The name ‘Skerries’ is thought to have derived from the English word ‘skerry’ (rock) but may also have its origins in the Scandinavian word ‘sker’ meaning ‘stretch of rock, reef’ which highlight the role the islands may have played as a landmark for Viking seafarers during their journeys between coastal Viking centres such as the Isle of Man, Dublin, Chester and the Wirral.

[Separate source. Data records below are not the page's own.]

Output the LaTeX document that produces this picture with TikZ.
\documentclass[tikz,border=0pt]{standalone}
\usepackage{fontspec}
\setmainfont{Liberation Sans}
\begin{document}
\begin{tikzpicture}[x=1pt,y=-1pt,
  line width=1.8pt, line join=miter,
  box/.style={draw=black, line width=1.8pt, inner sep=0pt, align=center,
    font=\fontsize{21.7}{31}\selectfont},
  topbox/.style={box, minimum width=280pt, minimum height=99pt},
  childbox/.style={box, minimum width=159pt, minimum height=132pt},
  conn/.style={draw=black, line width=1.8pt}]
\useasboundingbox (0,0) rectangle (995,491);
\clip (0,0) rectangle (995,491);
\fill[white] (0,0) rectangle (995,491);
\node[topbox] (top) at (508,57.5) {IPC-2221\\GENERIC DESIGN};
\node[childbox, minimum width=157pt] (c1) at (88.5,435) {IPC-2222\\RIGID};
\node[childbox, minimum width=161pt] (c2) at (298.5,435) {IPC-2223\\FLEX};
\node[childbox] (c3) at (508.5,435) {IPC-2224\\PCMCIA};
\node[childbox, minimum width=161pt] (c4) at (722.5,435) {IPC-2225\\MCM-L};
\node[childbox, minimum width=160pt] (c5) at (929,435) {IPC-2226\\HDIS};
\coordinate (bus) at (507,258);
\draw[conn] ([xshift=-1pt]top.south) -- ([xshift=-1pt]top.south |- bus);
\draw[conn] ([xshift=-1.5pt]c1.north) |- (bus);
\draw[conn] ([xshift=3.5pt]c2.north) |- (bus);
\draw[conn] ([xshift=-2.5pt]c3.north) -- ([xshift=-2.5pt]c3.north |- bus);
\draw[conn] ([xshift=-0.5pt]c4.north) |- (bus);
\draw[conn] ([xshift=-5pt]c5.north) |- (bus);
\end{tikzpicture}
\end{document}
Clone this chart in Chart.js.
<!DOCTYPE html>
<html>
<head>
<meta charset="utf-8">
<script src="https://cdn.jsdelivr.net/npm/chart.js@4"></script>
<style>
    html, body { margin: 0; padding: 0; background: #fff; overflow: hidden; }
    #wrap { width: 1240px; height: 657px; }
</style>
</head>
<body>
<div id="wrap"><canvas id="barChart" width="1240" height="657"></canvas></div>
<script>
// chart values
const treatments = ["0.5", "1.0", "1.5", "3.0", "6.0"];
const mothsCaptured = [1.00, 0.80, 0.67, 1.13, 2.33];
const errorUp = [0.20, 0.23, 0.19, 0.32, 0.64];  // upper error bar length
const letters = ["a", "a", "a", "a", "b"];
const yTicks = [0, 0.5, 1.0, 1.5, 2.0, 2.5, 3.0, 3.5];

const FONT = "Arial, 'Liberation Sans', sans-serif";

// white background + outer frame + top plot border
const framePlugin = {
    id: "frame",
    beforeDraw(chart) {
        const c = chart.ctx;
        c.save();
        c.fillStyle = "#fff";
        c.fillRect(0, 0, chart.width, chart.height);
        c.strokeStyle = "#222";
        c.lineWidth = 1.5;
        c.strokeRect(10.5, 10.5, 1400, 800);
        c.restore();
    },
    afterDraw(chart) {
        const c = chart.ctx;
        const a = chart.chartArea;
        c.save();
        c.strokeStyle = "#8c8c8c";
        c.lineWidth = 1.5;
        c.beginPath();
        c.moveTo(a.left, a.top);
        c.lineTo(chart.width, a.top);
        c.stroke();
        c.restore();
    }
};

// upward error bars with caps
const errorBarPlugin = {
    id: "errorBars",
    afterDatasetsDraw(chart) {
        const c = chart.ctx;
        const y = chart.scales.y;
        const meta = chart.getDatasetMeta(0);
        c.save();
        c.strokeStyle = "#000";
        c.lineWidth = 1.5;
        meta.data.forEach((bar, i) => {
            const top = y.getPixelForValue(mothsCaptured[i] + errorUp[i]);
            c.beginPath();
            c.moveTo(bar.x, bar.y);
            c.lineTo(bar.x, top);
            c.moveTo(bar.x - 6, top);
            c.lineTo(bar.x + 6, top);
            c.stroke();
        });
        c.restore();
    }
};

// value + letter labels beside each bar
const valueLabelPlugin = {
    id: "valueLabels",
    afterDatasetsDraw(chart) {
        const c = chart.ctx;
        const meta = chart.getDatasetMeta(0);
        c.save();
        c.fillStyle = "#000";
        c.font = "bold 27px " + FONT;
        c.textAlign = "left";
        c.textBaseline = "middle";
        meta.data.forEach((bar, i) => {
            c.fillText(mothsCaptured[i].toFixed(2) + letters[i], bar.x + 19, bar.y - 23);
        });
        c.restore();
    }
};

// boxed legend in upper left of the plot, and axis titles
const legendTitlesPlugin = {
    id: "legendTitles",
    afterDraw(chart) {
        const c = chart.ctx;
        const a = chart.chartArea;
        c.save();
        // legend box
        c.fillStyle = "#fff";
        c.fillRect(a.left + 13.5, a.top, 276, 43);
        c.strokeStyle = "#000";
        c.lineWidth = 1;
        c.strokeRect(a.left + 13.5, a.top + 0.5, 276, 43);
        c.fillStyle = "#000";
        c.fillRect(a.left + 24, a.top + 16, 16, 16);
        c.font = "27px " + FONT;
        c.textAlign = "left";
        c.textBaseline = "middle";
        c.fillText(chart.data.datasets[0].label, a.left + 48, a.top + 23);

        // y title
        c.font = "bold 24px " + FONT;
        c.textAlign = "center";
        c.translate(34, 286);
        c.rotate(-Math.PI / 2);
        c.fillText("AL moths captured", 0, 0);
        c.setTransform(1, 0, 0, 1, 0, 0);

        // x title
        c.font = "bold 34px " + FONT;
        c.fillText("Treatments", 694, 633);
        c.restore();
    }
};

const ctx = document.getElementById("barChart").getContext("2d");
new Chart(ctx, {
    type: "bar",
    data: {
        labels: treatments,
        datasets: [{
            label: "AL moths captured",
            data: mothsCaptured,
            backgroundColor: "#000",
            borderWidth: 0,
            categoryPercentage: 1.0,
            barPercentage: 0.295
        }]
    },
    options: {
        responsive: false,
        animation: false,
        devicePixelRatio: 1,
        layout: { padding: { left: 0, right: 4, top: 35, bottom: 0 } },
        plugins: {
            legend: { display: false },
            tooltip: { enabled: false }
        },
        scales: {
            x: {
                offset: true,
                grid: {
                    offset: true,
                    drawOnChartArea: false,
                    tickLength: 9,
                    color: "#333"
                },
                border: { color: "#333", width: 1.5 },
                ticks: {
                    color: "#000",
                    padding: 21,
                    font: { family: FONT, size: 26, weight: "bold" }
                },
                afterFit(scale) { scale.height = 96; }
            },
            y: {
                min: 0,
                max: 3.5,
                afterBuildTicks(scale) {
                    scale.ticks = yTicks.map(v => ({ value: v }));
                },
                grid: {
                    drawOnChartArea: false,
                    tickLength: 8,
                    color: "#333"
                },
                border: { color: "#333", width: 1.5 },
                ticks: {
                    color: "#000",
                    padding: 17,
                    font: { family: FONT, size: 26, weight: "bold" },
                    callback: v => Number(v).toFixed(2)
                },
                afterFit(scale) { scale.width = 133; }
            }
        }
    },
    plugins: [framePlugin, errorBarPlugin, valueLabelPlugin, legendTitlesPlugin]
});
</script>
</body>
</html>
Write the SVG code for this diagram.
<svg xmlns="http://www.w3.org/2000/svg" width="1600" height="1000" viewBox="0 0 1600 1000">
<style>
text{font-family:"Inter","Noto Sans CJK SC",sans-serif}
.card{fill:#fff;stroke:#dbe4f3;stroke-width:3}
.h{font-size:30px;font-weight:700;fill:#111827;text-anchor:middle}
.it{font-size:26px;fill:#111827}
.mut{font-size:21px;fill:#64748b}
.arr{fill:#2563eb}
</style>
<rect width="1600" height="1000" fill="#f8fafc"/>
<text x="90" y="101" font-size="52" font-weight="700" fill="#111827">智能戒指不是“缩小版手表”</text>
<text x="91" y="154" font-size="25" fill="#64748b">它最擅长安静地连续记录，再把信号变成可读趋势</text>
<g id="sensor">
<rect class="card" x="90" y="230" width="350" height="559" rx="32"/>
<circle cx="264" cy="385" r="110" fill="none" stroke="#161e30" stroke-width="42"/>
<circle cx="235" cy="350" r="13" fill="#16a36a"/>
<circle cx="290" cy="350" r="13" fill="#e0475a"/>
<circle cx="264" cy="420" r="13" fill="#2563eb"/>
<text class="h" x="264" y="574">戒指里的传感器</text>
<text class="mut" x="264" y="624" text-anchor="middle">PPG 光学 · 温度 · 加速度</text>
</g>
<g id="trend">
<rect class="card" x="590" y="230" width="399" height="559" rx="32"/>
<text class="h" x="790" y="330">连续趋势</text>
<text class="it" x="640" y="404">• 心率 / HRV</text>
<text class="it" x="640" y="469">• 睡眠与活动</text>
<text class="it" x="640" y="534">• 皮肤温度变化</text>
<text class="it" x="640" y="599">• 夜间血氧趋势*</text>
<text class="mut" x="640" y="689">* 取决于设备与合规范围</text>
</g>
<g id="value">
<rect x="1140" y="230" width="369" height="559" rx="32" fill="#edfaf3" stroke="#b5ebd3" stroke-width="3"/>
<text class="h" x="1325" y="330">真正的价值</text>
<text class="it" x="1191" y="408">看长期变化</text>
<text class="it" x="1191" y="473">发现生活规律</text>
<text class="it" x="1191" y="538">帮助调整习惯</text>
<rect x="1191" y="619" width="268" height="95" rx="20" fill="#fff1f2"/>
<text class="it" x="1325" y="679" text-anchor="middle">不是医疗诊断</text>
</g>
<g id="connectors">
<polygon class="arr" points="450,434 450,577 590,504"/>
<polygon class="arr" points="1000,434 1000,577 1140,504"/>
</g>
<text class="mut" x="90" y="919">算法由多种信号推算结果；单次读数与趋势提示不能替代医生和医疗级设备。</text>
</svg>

The islands are first mentioned in 1535 as being owned by the Abbey of Conwy prior to its dissolution the same year. While under the ownership of the abbey it is said that the bishops of Conwy used to use the island as a fishing retreat. Whilst the island lacks archaeological remains from this period an early map created by William Williams in 1734 provides some placename evidence which may reflect how the islands were used and perceived during the late medieval period. Three areas of the Skerries appear to have been assigned names that refer to various ‘resting places’ which may have provenance in the time of the bishops. The southern bulge of the central island was named ‘Gorffwyffa-bach’ which translates roughly as ‘small resting place’ and the central islands which host the lighthouse and the buoy keeper’s cottage ‘Pen Gorffwyffa-fawr’ which translates as ‘top’ or ‘end of the big resting place’. The northern part of the Skerries was transcribed as ‘Gorfedd Ilawelin’, which possibly means ‘the resting place of… (an unknown individual)’. The following two centuries saw the islands change hands several times before it was eventually leased in 1713 for the construction of a lighthouse which was completed in 1717. The lighthouse itself has a long and interesting history where it was rebuilt and remodelled several times as it moved between different owners before being purchased by Trinity House for the stunning sum of £444,984.11. The lighthouse continues to serve as an important warning to vessels navigating the treacherous coast of northern Anglesey.
Why are we working here?
The main threats to the islands are rising sea-levels and the erosion of the soils caused by wildlife and exposure to extreme weather conditions. Limited historical and archaeological research has been undertaken with limited archaeological records held for the islands. CHERISH has used aerial photography and LiDAR to assess and record the island’s threatened archaeology by mapping features from aerial sources and providing full archaeological records for deposition with the National Monuments Record. The collection of 3D LiDAR data also addressed a previous lack of high-resolution 3D data for the islands. Beyond the project this data will be used to model the impacts of future sea-level rise on the islands and its structural heritage and important sea bird habitat.